● Exercise objective
Please report every line from the material that contains the word "React".

● Given material
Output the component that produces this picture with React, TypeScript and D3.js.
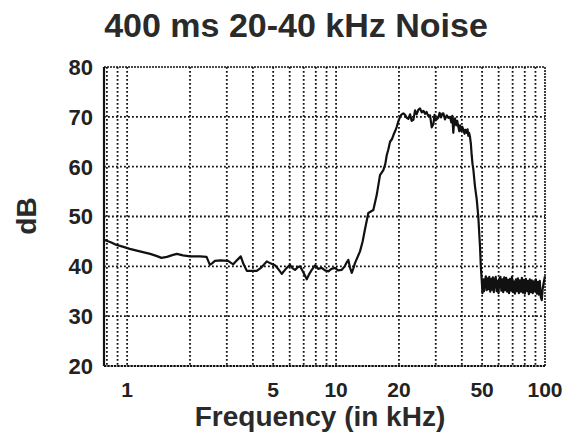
import React from "react";
import * as d3 from "d3";

// Spectrum of a 400 ms band-limited (20-40 kHz) noise burst
const freqKHz: number[] = [
  0.78, 0.84, 0.89, 0.96, 1.03, 1.15, 1.29, 1.4, 1.46, 1.55, 1.66, 1.73, 1.85, 2.0, 2.23, 2.4,
  2.49, 2.55, 2.63, 2.8, 3.04, 3.22, 3.35, 3.5, 3.6, 3.74, 4.17, 4.4, 4.66, 4.85, 5.1, 5.3,
  5.5, 5.75, 6.02, 6.2, 6.36, 6.55, 6.72, 6.95, 7.24, 7.45, 7.65, 7.93, 8.2, 8.54, 8.85, 9.19,
  9.5, 9.89, 10.2, 10.65, 11.0, 11.25, 11.45, 11.65, 11.89, 12.1, 12.33, 13.02, 13.4, 13.76, 14.27, 15.08,
  15.65, 16.23, 16.84, 17.2, 17.48, 17.8, 18.13, 18.5, 18.8, 19.2, 19.52, 19.9, 20.24, 20.6, 20.99, 21.39,
  21.8, 22.18, 22.6, 23.0, 23.44, 23.88, 24.3, 24.76, 25.23, 25.7, 26.2, 26.66, 27.1, 27.6, 28.17, 28.7,
  29.22, 29.6, 30.0, 30.86, 31.3, 31.8, 32.2, 32.62, 33.2, 33.86, 34.5, 35.11, 35.6, 36.0, 36.41, 36.8,
  37.1, 37.6, 38.0, 38.47, 38.9, 39.2, 39.8, 40.2, 40.64, 41.2, 41.6, 42.19, 42.6, 42.95, 43.3, 43.75,
  44.2, 44.58, 45.0, 45.38, 46.24, 47.11, 47.94, 48.85, 49.3, 49.77, 50.2, 50.66, 51.1, 51.62, 52.1, 52.6,
  53.1, 53.6, 54.1, 54.7, 55.2, 55.8, 56.3, 56.9, 57.5, 58.1, 58.7, 59.3, 59.9, 60.5, 61.2, 61.8,
  62.5, 63.1, 63.8, 64.5, 65.2, 65.9, 66.6, 67.3, 68.0, 68.8, 69.5, 70.3, 71.0, 71.8, 72.6, 73.4,
  74.2, 75.0, 75.8, 76.7, 77.5, 78.4, 79.2, 80.1, 81.0, 81.9, 82.8, 83.7, 84.6, 85.5, 86.5, 87.4,
  88.4, 89.4, 90.4, 91.4, 92.4, 93.4, 94.4, 95.5, 96.5, 97.5, 98.5, 99.5, 100,
];

const levelDb: number[] = [
  45.3, 44.8, 44.3, 43.9, 43.5, 43.0, 42.5, 42.0, 41.7, 41.9, 42.3, 42.5, 42.2, 42.0, 42.0, 41.9,
  40.3, 40.6, 41.1, 41.2, 41.1, 40.4, 41.2, 42.0, 40.5, 39.1, 39.1, 39.8, 41.0, 40.6, 40.2, 39.4,
  38.5, 39.5, 40.3, 39.6, 39.3, 39.8, 40.0, 38.9, 37.4, 38.5, 39.3, 40.2, 39.5, 39.7, 39.2, 39.0,
  39.5, 39.7, 39.2, 39.3, 40.0, 40.8, 41.3, 39.8, 38.7, 39.6, 40.7, 43.0, 45.0, 47.5, 50.7, 51.3,
  54.3, 58.3, 59.3, 60.5, 62.3, 63.5, 65.0, 65.5, 66.3, 67.2, 68.0, 69.2, 70.0, 70.5, 70.7, 70.4,
  69.8, 69.6, 70.5, 69.2, 69.4, 71.3, 70.5, 71.4, 71.7, 70.9, 71.2, 70.6, 71.0, 70.2, 70.3, 67.9,
  68.5, 70.4, 69.3, 69.8, 70.8, 69.9, 70.6, 70.7, 69.5, 70.3, 69.8, 70.0, 68.9, 70.2, 66.8, 69.5,
  69.7, 68.3, 69.2, 68.0, 67.1, 68.3, 67.2, 68.0, 67.5, 66.6, 67.4, 66.8, 67.5, 66.2, 66.8, 66.0,
  64.5, 62.3, 60.5, 59.5, 56.0, 53.5, 50.0, 44.0, 40.0, 37.3, 34.6, 37.4, 35.0, 37.2, 38.0, 35.2,
  37.6, 35.4, 37.9, 34.9, 37.5, 35.3, 37.8, 34.8, 37.3, 37.9, 35.0, 37.1, 34.6, 37.6, 37.9, 35.1,
  37.4, 34.8, 37.8, 35.2, 37.7, 34.9, 37.3, 34.6, 37.5, 35.1, 37.9, 34.8, 37.0, 34.5, 37.4, 35.0,
  37.6, 34.6, 37.2, 34.9, 37.7, 34.7, 37.3, 34.5, 37.5, 35.0, 37.1, 34.4, 37.4, 34.8, 37.2, 34.6,
  37.0, 35.0, 37.4, 34.5, 36.9, 34.3, 37.1, 33.8, 33.2, 35.5, 36.6, 37.6, 38.0,
];

const xGrid: number[] = [0.8, 0.9, 1, 2, 3, 4, 5, 6, 7, 8, 9, 10, 20, 30, 40, 50, 60, 70, 80, 90];
const xTickLabels: number[] = [1, 5, 10, 20, 50, 100];
const yTicks: number[] = [20, 30, 40, 50, 60, 70, 80];
const yGrid: number[] = [30, 40, 50, 60, 70];

const W = 566;
const H = 442;
const left = 104;
const right = 545;
const top = 67;
const bottom = 366;

export default function App() {
  const x = d3.scaleLog().domain([0.775, 100]).range([left, right]);
  const y = d3.scaleLinear().domain([20, 80]).range([bottom, top]);
  const pts: [number, number][] = freqKHz.map((f, i) => [f, levelDb[i]]);
  const line = d3
    .line<[number, number]>()
    .x((d) => x(d[0]))
    .y((d) => y(d[1]));
  const font = "'Liberation Sans', Arial, sans-serif";
  const dotted = { stroke: "#111", strokeWidth: 1.8, strokeDasharray: "1.8 2.2" };

  return (
    <svg
      width={W}
      height={H}
      style={{ position: "absolute", left: 0, top: 0, background: "#fff" }}
      fontFamily={font}
    >
      <rect x={0} y={0} width={W} height={H} fill="#fff" />
      <text x={296} y={37} textAnchor="middle" fontSize={34} fontWeight="bold" fill="#2a2a2a">
        400 ms 20-40 kHz Noise
      </text>

      {xGrid.map((v) => (
        <line key={"gx" + v} x1={x(v)} x2={x(v)} y1={top} y2={bottom} {...dotted} />
      ))}
      {yGrid.map((v) => (
        <line key={"gy" + v} x1={left} x2={right} y1={y(v)} y2={y(v)} {...dotted} />
      ))}

      {/* frame */}
      <line x1={left} x2={right} y1={top} y2={top} stroke="#111" strokeWidth={1.6} strokeDasharray="2 1" />
      <line x1={left} x2={right} y1={bottom} y2={bottom} stroke="#111" strokeWidth={1.8} strokeDasharray="2.5 0.8" />
      <line x1={right} x2={right} y1={top} y2={bottom} stroke="#111" strokeWidth={1.6} strokeDasharray="2 1" />
      <line x1={left} x2={left} y1={top} y2={bottom} stroke="#111" strokeWidth={2.2} />

      <path d={line(pts) ?? ""} fill="none" stroke="#111" strokeWidth={2.2} strokeLinejoin="round" />

      {yTicks.map((v) => (
        <text
          key={"yt" + v}
          x={93}
          y={y(v)}
          dy="0.36em"
          textAnchor="end"
          fontSize={22}
          fontWeight="bold"
          fill="#222"
        >
          {v}
        </text>
      ))}
      {xTickLabels.map((v) => (
        <text
          key={"xt" + v}
          x={x(v)}
          y={397}
          textAnchor="middle"
          fontSize={21}
          fontWeight="bold"
          fill="#222"
        >
          {v}
        </text>
      ))}

      <text x={320} y={426} textAnchor="middle" fontSize={28} fontWeight="bold" fill="#2a2a2a">
        Frequency (in kHz)
      </text>
      <text
        transform="translate(36,216) rotate(-90)"
        textAnchor="middle"
        fontSize={28}
        fontWeight="bold"
        fill="#2a2a2a"
      >
        dB
      </text>
    </svg>
  );
}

● Output for this task
Output the component that produces this picture with React, TypeScript and D3.js.
import React from "react";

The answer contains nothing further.